治療後は、食事の摂り方などに工夫が必要になる場合があります。特に胃を切除した後は、一度にたくさん食べられなくなったり、消化しやすいものをゆっくりよく噛んで食べる必要があったりします。退院後も医師や管理栄養士の指導を受けながら、ご自身の体調に合わせて食事を進めていくことが大切です。
よくある質問(FAQ)
Q1. 手術後の食事はどうすればいいですか?何が食べられないということはありますか?

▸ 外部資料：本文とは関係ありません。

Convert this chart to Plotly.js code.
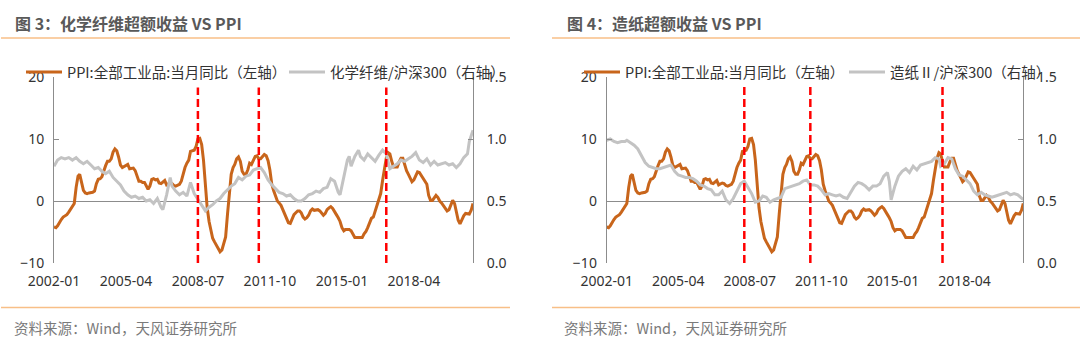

A1. 胃の手術後は、消化しやすいものを少量ずつ、回数を分けて食べることが基本になります。急いで食べたり、食べ過ぎたりすると、お腹の痛みや下痢などの原因となることがあります。特に食べてはいけないものはありませんが、脂肪の多いもの、食物繊維の多いもの、香辛料などの刺激物は、はじめは避けた方がよいでしょう。退院時に医師や管理栄養士から詳しい指導がありますので、それに従ってゆっくりと慣らしていくことが大切です。
Q2. 胃がんは遺伝しますか?
A2. 胃がんそのものが直接遺伝することはまれです。ただし、血縁関係のあるご家族に胃がんになった方がいる場合、体質が似ていたり、同じような生活習慣(ピロリ菌感染や食生活など)を送っていたりすることで、リスクが少し高まる可能性は指摘されています。ご家族に胃がんの経験がある方は、より積極的にピロリ菌の検査や定期的な胃がん検診を受けることが推奨されます。
Q3. 治療費は総額でいくらくらいかかりますか?
A3. 治療費は、がんの進行度や行う治療法(手術、化学療法など)、入院期間によって大きく異なります。日本では、公的医療保険が適用されるほか、医療費の自己負担額が高額になった場合に負担を軽減する「高額療養費制度」を利用することができます。具体的な金額については、病院の相談窓口(医療ソーシャルワーカーなど)で確認することができますので、ご相談ください。
まとめと次のステップ
この記事では、胃がんの症状から原因、検査、治療法について解説しました。最後に、重要なポイントをまとめます。
- 胃がんは早期では自覚症状がないことが多いため、定期的な検診が非常に重要です。
 - 最大の原因はピロリ菌の感染であり、検査と除菌が最も有効な予防法と考えられています。
 - 治療法は内視鏡治療、手術、薬物療法などがあり、進行度に応じて選択されます。
 - 「おかしいな」と感じる症状が続く場合は、自己判断せずに消化器内科を受診してください。
 
胃がんと診断されると、誰でも大きな不安を感じるものです。しかし、正しい知識を持ち、適切な時期に専門医に相談することで、最善の治療へとつなげることができます。この記事が、その一助となれば幸いです。
免責事項: 
本記事は疾患に関する一般的な情報提供を目的としています。記載内容には万全を期しておりますが、その正確性・最新性を保証するものではありません。本記事の情報は医学的アドバイスの提供ではなく、実際の診療行為に代わるものでもありません。症状や体調に不安がある方は、必ず専門の医療機関でご相談ください。